AutoOffload.jl is an experimental library looking into automatic offloading of costly computations to accelerators like GPUs for user-friendly speedups. While not as efficient as an algorithm fully designed to stay on an accelerator due to the data syncing, for costly operations, like matrix multiplications and FFTs, this can give a sizable speedup. The purpose of this library is to attempt to automatically determine cutoff points for which offloading to an accelerator makes sense, and then utilize this so that all other libraries auto-GPU/TPU/distribute/etc. when appropriate.

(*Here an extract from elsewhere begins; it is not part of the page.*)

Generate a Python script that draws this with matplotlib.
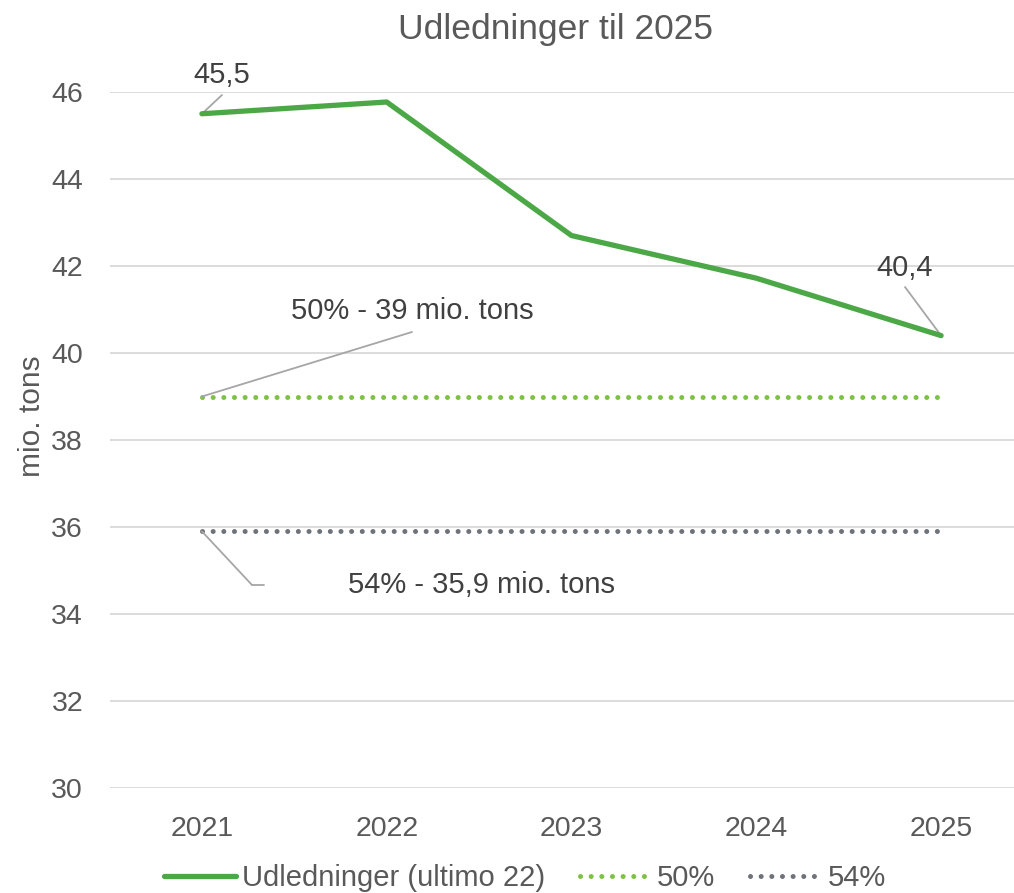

AutoOffload.jl does not depend on the accelerator libraries. Thus in order to
allow usage of an accelerator, you must have already installed it. For example,
for GPU offloading, we require that you have done ]add CuArrays
.
The goal is to have an autotune()
function which runs some benchmarks to
determine optimal cutoff values for your hardware configuration, and from this
setup internal calls so that acclerated versions will auto-offload. The calls
are all appended with accelerated
, like:
accelerated_mul!
accelerated_fft
accelerated_ldiv!
This library is made to be automatic, using compile-time checking to enable
offloads based on installed compatible packages, but not require any special
dependencies. This means that a library is safe to depend on and use AutoOffload.jl
for the accelerated
functions without getting a dependency on the GPU/TPU/etc.
libraries.
We plan to implement a pirated version, so that using AutoOffload.Pirate
will replace the common *
, mul!
, etc. calls with the accelerated versions,
which will allow auto-acceleration in libraries which have not been setup with
the accelerated
interface functions.